The night before, we had stumbled in like refugees, whipped and bewildered from a freaky September snowstorm. A gifted piece of timing had us in the lodge for the first sampler of winter: a little hail, a little snow, a lot of wind, plenty of rain ... and we spent the night in a 1930s ski lodge by a crackling fire, glancing out the window occasionally and thinking about how soft the beds were. The beds were difficult to get out of. Making it tougher that morning were the fresh coat of snow, the forecast for more rain, and the 17 miles we were planning to cover on the Pacific Crest Trail.
The Timberline Lodge is a great stone behemoth on the side of Mount Hood, a glacier-covered, 11,000-foot-plus volcano that's the highest thing in Oregon. The lodge was built by the WPA and dedicated by FDR in 1936, a grand recreation project built by artisans and artists. It sits near the edge of a canyon, at the top of the forest, snuggled under the summit like a puppy curled up under its mother, with a view of rolling hills, forests, lakes, desert, and another big volcano to the south.
And it has the breakfast buffet. All you can eat, $11.95, from 7 to 10 a.m.
People base their timing on this part of the trail to make the buffet. The trail wraps around the back side of the lodge, and while most hikers don't stay in the lodge -- the cheapest beds are dorm-style with shared bathrooms for about $60 -- they generally use the laundry, the showers, and the post office. Then they hit the buffet. Hard.
When the meal is ready, among the camera- and tourguide-toting tourists, among the families with their red-eyed teens, there are the unshaved, the scrawny, the raggedly-clothed, absolutely joyful hikers. They approach the line ready to pace themselves -- blessed fresh fruit the first time through, then much-missed breakfast cereal with actual cold milk, and then the excessive eggs, bacon, sausage, and biscuits -- or they come in as architects, culinary engineers aiming to show off how much food a human can get on one plate.
In either case, they're in for the long haul. They go through plates of food like a skeet shooter with his clay pigeons -- bang, bang, bang -- and the prize at the end, the one thing everybody makes themselves, is a fresh waffle on the iron.
The crowd when we were there was particularly joyful. Chowder -- that's his trail name -- had been talking about the buffet so long that people up and down the trail were doing 30-mile days or even hitchhiking just to get there. At least a dozen hikers took over one of those dorm rooms, and when the bottles went empty, the loonies spilled into the hot tub, sauna, and heated outdoor pool. The blowing snow stirred their scene to higher levels of revelry, and when several of them were the first to hit the buffet promptly at 7 a.m., looking fuzzy and hungover but eager as hell, the families looked at them with a combination of fear and awe.

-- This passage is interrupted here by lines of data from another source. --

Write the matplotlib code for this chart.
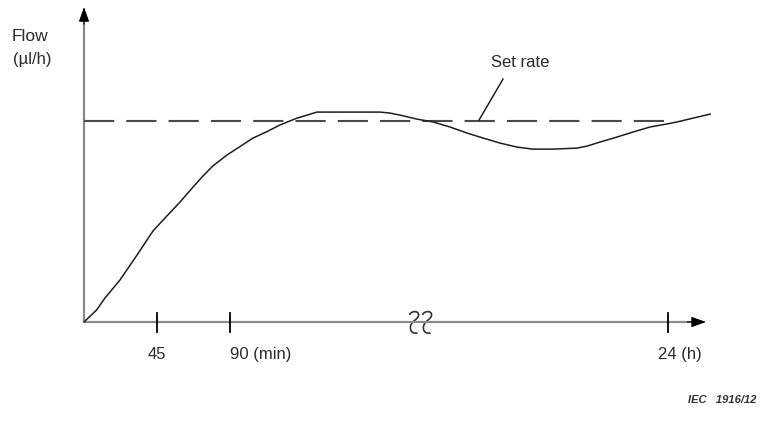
#!/usr/bin/env python3
"""Flow vs time sketch with set-rate line (IEC style figure)."""

import matplotlib
matplotlib.use("Agg")
import matplotlib.pyplot as plt
from matplotlib.path import Path
from matplotlib.patches import PathPatch

# time axis position (minutes scale before the break, arbitrary after it)
time_pos = [0, 7.8, 12.9, 22.2, 32.7, 42.5, 51.0, 59.2, 65.4, 73.4, 79.5,
            88.2, 96.2, 104.2, 112.8, 120.8, 131.3, 137.5, 143.6, 182.5,
            188.7, 194.8, 205.3, 215.2, 225.6, 236.1, 246.0, 256.5, 267.0,
            276.8, 289.2, 303.9, 310.1, 318.1, 328.6, 338.5, 349.0, 359.4,
            365.6, 375.5, 386.0]
flow = [0, 6.0, 11.9, 20.9, 33.3, 45.2, 52.6, 59.6, 65.4, 72.6, 77.6,
        83.0, 87.2, 91.4, 94.6, 97.9, 101.3, 102.8, 104.3, 104.3,
        103.8, 102.8, 100.8, 99.4, 96.9, 93.9, 91.4, 88.9, 86.9,
        85.9, 85.9, 86.4, 87.4, 89.4, 91.9, 94.4, 96.9, 98.4,
        99.4, 101.3, 103.3]
set_rate = 100
set_rate_end = 362.5
tick_pos = [45, 90, 360]
tick_labels = ["45", "90 (min)", "24 (h)"]
tick_label_x = [45, 90, 354]
tick_label_ha = ["center", "left", "left"]
break_pos = [203.5, 211.5]

AXIS_GREY = "#8a8a8a"
TEXT = "#2b2b2b"
PX_X = 1.622   # pixels per x unit
PX_Y = 2.013   # pixels per y unit

plt.rcParams["font.family"] = ["Liberation Sans", "DejaVu Sans"]

fig = plt.figure(figsize=(7.63, 4.22), dpi=100)
ax = fig.add_axes([0, 0, 1, 1])
ax.set_xlim(-51.8, 418.6)
ax.set_ylim(-49.7, 160.0)
ax.axis("off")

# axes with arrow heads
ax.plot([0, 0], [0, 152], color=AXIS_GREY, lw=1.6, solid_capstyle="butt")
ax.plot([0, 376], [0, 0], color=AXIS_GREY, lw=1.6, solid_capstyle="butt")
ax.annotate("", xy=(0, 156.5), xytext=(0, 148),
            arrowprops=dict(arrowstyle="-|>,head_length=0.9,head_width=0.32",
                            color="black", lw=0.8, shrinkA=0, shrinkB=0))
ax.annotate("", xy=(383.5, 0), xytext=(372, 0),
            arrowprops=dict(arrowstyle="-|>,head_length=0.9,head_width=0.32",
                            color="black", lw=0.8, shrinkA=0, shrinkB=0))

# ticks and labels
for x, lab, lx, ha in zip(tick_pos, tick_labels, tick_label_x, tick_label_ha):
    ax.plot([x, x], [-5, 4.5], color="black", lw=1.3)
    ax.text(lx, -16.4, lab, ha=ha, va="center", fontsize=12, color=TEXT)

# axis break symbol: two small hooked squiggles (local pixel offsets)
squiggle = [(1, 4), (2, 0), (10, -1), (10, 4), (10, 8), (3, 10), (2, 15),
            (1, 20), (4, 23), (9, 22)]
codes = [Path.MOVETO] + [Path.CURVE4] * 9
for cx in break_pos:
    verts = [(cx + (dx - 5.5) / PX_X, -(dy - 11) / PX_Y) for dx, dy in squiggle]
    ax.add_patch(PathPatch(Path(verts, codes), fill=False,
                           edgecolor="#333333", lw=1.2))

# set rate line
ax.plot([0, set_rate_end], [set_rate, set_rate], color="#4a4a4a", lw=1.5,
        dashes=(14.5, 5.8), dash_capstyle="butt")
ax.plot([243.5, 258.3], [set_rate + 0.3, 120.7], color="#222222", lw=1.1)
ax.text(268.8, 128.7, "Set rate", ha="center", va="center",
        fontsize=12, color=TEXT)

# flow curve
ax.plot(time_pos, flow, color="#1e1e1e", lw=1.1)

# y label
ax.text(-44.4, 142.1, "Flow", ha="left", va="center", fontsize=12.5, color=TEXT)
ax.text(-43.8, 130.2, "(\u00b5l/h)", ha="left", va="center", fontsize=12,
        color=TEXT)

fig.text(0.992, 0.052, "IEC   1916/12", ha="right", va="center", fontsize=8,
         style="italic", weight="bold", color="#333333")

fig.savefig("out.png", dpi=100)
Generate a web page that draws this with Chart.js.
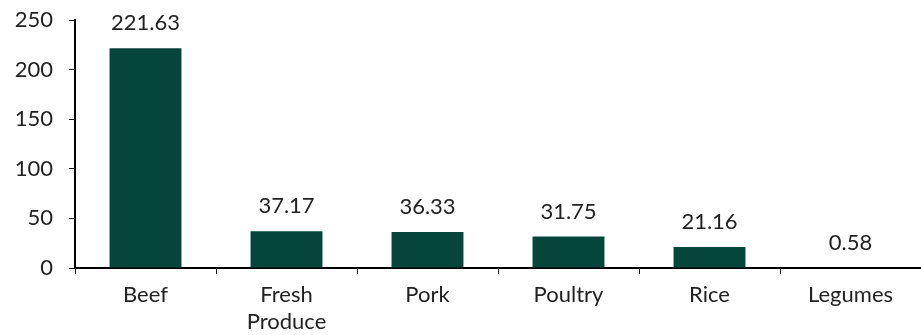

We were not such hard-core hikers or partiers. We were just three days from the end of a five-week trip; the real hikers had started 2,100 miles away, in Mexico, and had 500 left to reach Canada. But the trail is a great equalizer, and we all stuffed ourselves and marveled at the piece of technology that produced fresh-squeezed orange juice at the push of a button.
There came a point, after three plates of the meaty stuff and halfway through the second waffle, when I put down my coffee, looked out the window, and let out a big sigh. There was, as they say, "nothin' to it but to do it." We would have to get up from this table, use the toilet one more time, load the pack onto our backs, and walk off through the snow. There was, more than usual, the threat of injury and discomfort mixed in with the promise of adventure and a damn good story.
All of that was out the window. And all of that could wait, just a little while longer, while I finished off my waffle.